→ **STORED ROWS**
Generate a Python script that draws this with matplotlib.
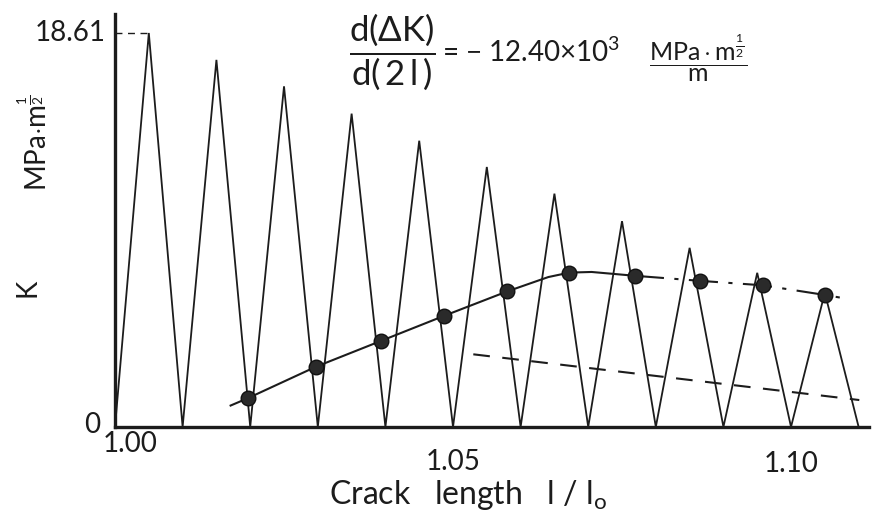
import matplotlib
matplotlib.use('Agg')
import matplotlib.pyplot as plt
import numpy as np

# %%
# values
valley_x = [1.00, 1.01, 1.02, 1.03, 1.04, 1.05, 1.06, 1.07, 1.08, 1.09, 1.10, 1.11]
peak_x = [1.005, 1.015, 1.025, 1.035, 1.045, 1.055, 1.065, 1.075, 1.085, 1.095, 1.105]
peak_k = [18.61, 17.34, 16.09, 14.80, 13.52, 12.28, 11.02, 9.72, 8.46, 7.28, 6.34]

# measured points (dots)
dot_x = [1.0196, 1.0297, 1.0394, 1.0487, 1.0580, 1.0672, 1.0769, 1.0866, 1.0958, 1.1051]
dot_k = [1.35, 2.84, 4.07, 5.25, 6.40, 7.29, 7.14, 6.90, 6.69, 6.23]

# solid fitted curve
fit_x = [1.0171, 1.0196, 1.0297, 1.0394, 1.0487, 1.0580, 1.0641, 1.0672, 1.0705, 1.0769]
fit_k = [1.01, 1.35, 2.84, 4.07, 5.25, 6.40, 7.08, 7.29, 7.32, 7.14]

# dash-dot extension
ext_x = [1.0769, 1.0866, 1.0958, 1.1051, 1.1078]
ext_k = [7.14, 6.90, 6.69, 6.23, 6.08]

# dashed trend line
trend_x = [1.0530, 1.1101]
trend_k = [3.43, 1.27]

k_max = 18.61
x_labels = ['1.00', '1.05', '1.10']

# %%
plt.rcParams['font.family'] = ['Lato', 'DejaVu Sans']
plt.rcParams['mathtext.fontset'] = 'custom'
plt.rcParams['mathtext.rm'] = 'Lato'
plt.rcParams['mathtext.it'] = 'Lato'
plt.rcParams['mathtext.sf'] = 'Lato'

ink = '#1c1c1c'

fig = plt.figure(figsize=(8.74, 5.2), dpi=100)
ax = fig.add_axes([0.1316, 0.179, 0.8624, 0.7938])
ax.set_xlim(1.00, 1.1115)
ax.set_ylim(0, 19.5)

# zigzag load signal
zz_x = [valley_x[0]]
zz_k = [0]
for px, pk, vx in zip(peak_x, peak_k, valley_x[1:]):
    zz_x += [px, vx]
    zz_k += [pk, 0]
ax.plot(zz_x, zz_k, color=ink, lw=1.3, solid_joinstyle='miter', clip_on=False)

ax.plot(fit_x, fit_k, color=ink, lw=1.5)
ax.plot(ext_x, ext_k, color=ink, lw=1.5, dashes=(14, 5, 2, 5))
ax.plot(trend_x, trend_k, color=ink, lw=1.5, dashes=(8, 6))
ax.plot(dot_x, dot_k, 'o', ms=10.5, color='#2a2a2a', mec='#111111', mew=1)

# 18.61 reference
ax.plot([1.00, peak_x[0]], [k_max, k_max], color=ink, lw=1.0, dashes=(5, 4))

for side in ['top', 'right']:
    ax.spines[side].set_visible(False)
for side in ['left', 'bottom']:
    ax.spines[side].set_linewidth(2.4)
    ax.spines[side].set_color(ink)
ax.set_xticks([])
ax.set_yticks([])

tfs = 20
ax.text(-0.012, k_max, '18.61', transform=ax.get_yaxis_transform(), ha='right', va='center',
        fontsize=tfs, color=ink)
ax.text(-0.03, 0.1, '0', transform=ax.get_yaxis_transform(), ha='center', va='center',
        fontsize=tfs, color=ink)
for lx, ly, lab in zip([1.0022, 1.05, 1.10], [-0.8, -1.65, -1.75], x_labels):
    ax.text(lx, ly, lab, ha='center', va='center', fontsize=tfs, color=ink)

fig.text(0.535, 0.048, r'Crack   length   l / l$_\mathrm{o}$', ha='center', va='center',
         fontsize=23, color=ink)
fig.text(0.032, 0.446, 'K', rotation=90, ha='center', va='center', fontsize=20, color=ink)
fig.text(0.040, 0.725, r'MPa$\cdot$m$^{\frac{1}{2}}$', rotation=90, ha='center', va='center',
         fontsize=20, color=ink)

# formula
fig.text(0.449, 0.9, r'$\dfrac{\mathrm{d(\Delta K)}}{\mathrm{d(\,2\,l\,)}}$', ha='center', va='center',
         fontsize=25, color=ink)
fig.text(0.506, 0.9, r'= $-$ 12.40$\times$10$^{3}$', ha='left', va='center', fontsize=20, color=ink)
fig.text(0.799, 0.888, r'$\dfrac{\mathrm{MPa\cdot m^{\frac{1}{2}}}}{\mathrm{m}}$', ha='center', va='center',
         fontsize=18, color=ink)

fig.savefig('out.png', dpi=100)
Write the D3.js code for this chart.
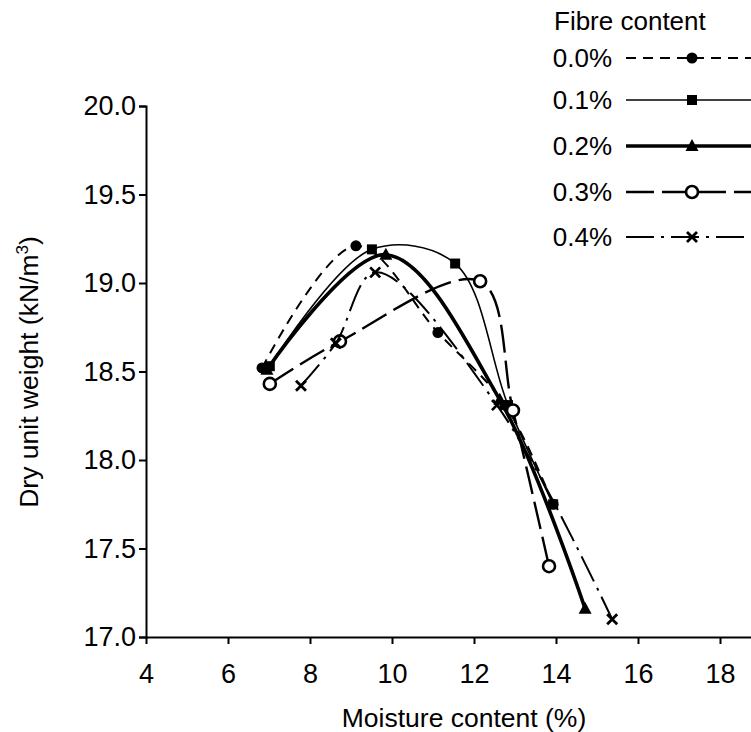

→ **TASK DIRECTIONS**
Restate the whole listing above exactly, except for its images.

→ **ANSWER TO THIS PROBLEM**
Generate a Python script that draws this with matplotlib.
import matplotlib
matplotlib.use('Agg')
import matplotlib.pyplot as plt
import numpy as np

# %%
# values
valley_x = [1.00, 1.01, 1.02, 1.03, 1.04, 1.05, 1.06, 1.07, 1.08, 1.09, 1.10, 1.11]
peak_x = [1.005, 1.015, 1.025, 1.035, 1.045, 1.055, 1.065, 1.075, 1.085, 1.095, 1.105]
peak_k = [18.61, 17.34, 16.09, 14.80, 13.52, 12.28, 11.02, 9.72, 8.46, 7.28, 6.34]

# measured points (dots)
dot_x = [1.0196, 1.0297, 1.0394, 1.0487, 1.0580, 1.0672, 1.0769, 1.0866, 1.0958, 1.1051]
dot_k = [1.35, 2.84, 4.07, 5.25, 6.40, 7.29, 7.14, 6.90, 6.69, 6.23]

# solid fitted curve
fit_x = [1.0171, 1.0196, 1.0297, 1.0394, 1.0487, 1.0580, 1.0641, 1.0672, 1.0705, 1.0769]
fit_k = [1.01, 1.35, 2.84, 4.07, 5.25, 6.40, 7.08, 7.29, 7.32, 7.14]

# dash-dot extension
ext_x = [1.0769, 1.0866, 1.0958, 1.1051, 1.1078]
ext_k = [7.14, 6.90, 6.69, 6.23, 6.08]

# dashed trend line
trend_x = [1.0530, 1.1101]
trend_k = [3.43, 1.27]

k_max = 18.61
x_labels = ['1.00', '1.05', '1.10']

# %%
plt.rcParams['font.family'] = ['Lato', 'DejaVu Sans']
plt.rcParams['mathtext.fontset'] = 'custom'
plt.rcParams['mathtext.rm'] = 'Lato'
plt.rcParams['mathtext.it'] = 'Lato'
plt.rcParams['mathtext.sf'] = 'Lato'

ink = '#1c1c1c'

fig = plt.figure(figsize=(8.74, 5.2), dpi=100)
ax = fig.add_axes([0.1316, 0.179, 0.8624, 0.7938])
ax.set_xlim(1.00, 1.1115)
ax.set_ylim(0, 19.5)

# zigzag load signal
zz_x = [valley_x[0]]
zz_k = [0]
for px, pk, vx in zip(peak_x, peak_k, valley_x[1:]):
    zz_x += [px, vx]
    zz_k += [pk, 0]
ax.plot(zz_x, zz_k, color=ink, lw=1.3, solid_joinstyle='miter', clip_on=False)

ax.plot(fit_x, fit_k, color=ink, lw=1.5)
ax.plot(ext_x, ext_k, color=ink, lw=1.5, dashes=(14, 5, 2, 5))
ax.plot(trend_x, trend_k, color=ink, lw=1.5, dashes=(8, 6))
ax.plot(dot_x, dot_k, 'o', ms=10.5, color='#2a2a2a', mec='#111111', mew=1)

# 18.61 reference
ax.plot([1.00, peak_x[0]], [k_max, k_max], color=ink, lw=1.0, dashes=(5, 4))

for side in ['top', 'right']:
    ax.spines[side].set_visible(False)
for side in ['left', 'bottom']:
    ax.spines[side].set_linewidth(2.4)
    ax.spines[side].set_color(ink)
ax.set_xticks([])
ax.set_yticks([])

tfs = 20
ax.text(-0.012, k_max, '18.61', transform=ax.get_yaxis_transform(), ha='right', va='center',
        fontsize=tfs, color=ink)
ax.text(-0.03, 0.1, '0', transform=ax.get_yaxis_transform(), ha='center', va='center',
        fontsize=tfs, color=ink)
for lx, ly, lab in zip([1.0022, 1.05, 1.10], [-0.8, -1.65, -1.75], x_labels):
    ax.text(lx, ly, lab, ha='center', va='center', fontsize=tfs, color=ink)

fig.text(0.535, 0.048, r'Crack   length   l / l$_\mathrm{o}$', ha='center', va='center',
         fontsize=23, color=ink)
fig.text(0.032, 0.446, 'K', rotation=90, ha='center', va='center', fontsize=20, color=ink)
fig.text(0.040, 0.725, r'MPa$\cdot$m$^{\frac{1}{2}}$', rotation=90, ha='center', va='center',
         fontsize=20, color=ink)

# formula
fig.text(0.449, 0.9, r'$\dfrac{\mathrm{d(\Delta K)}}{\mathrm{d(\,2\,l\,)}}$', ha='center', va='center',
         fontsize=25, color=ink)
fig.text(0.506, 0.9, r'= $-$ 12.40$\times$10$^{3}$', ha='left', va='center', fontsize=20, color=ink)
fig.text(0.799, 0.888, r'$\dfrac{\mathrm{MPa\cdot m^{\frac{1}{2}}}}{\mathrm{m}}$', ha='center', va='center',
         fontsize=18, color=ink)

fig.savefig('out.png', dpi=100)
Write the D3.js code for this chart.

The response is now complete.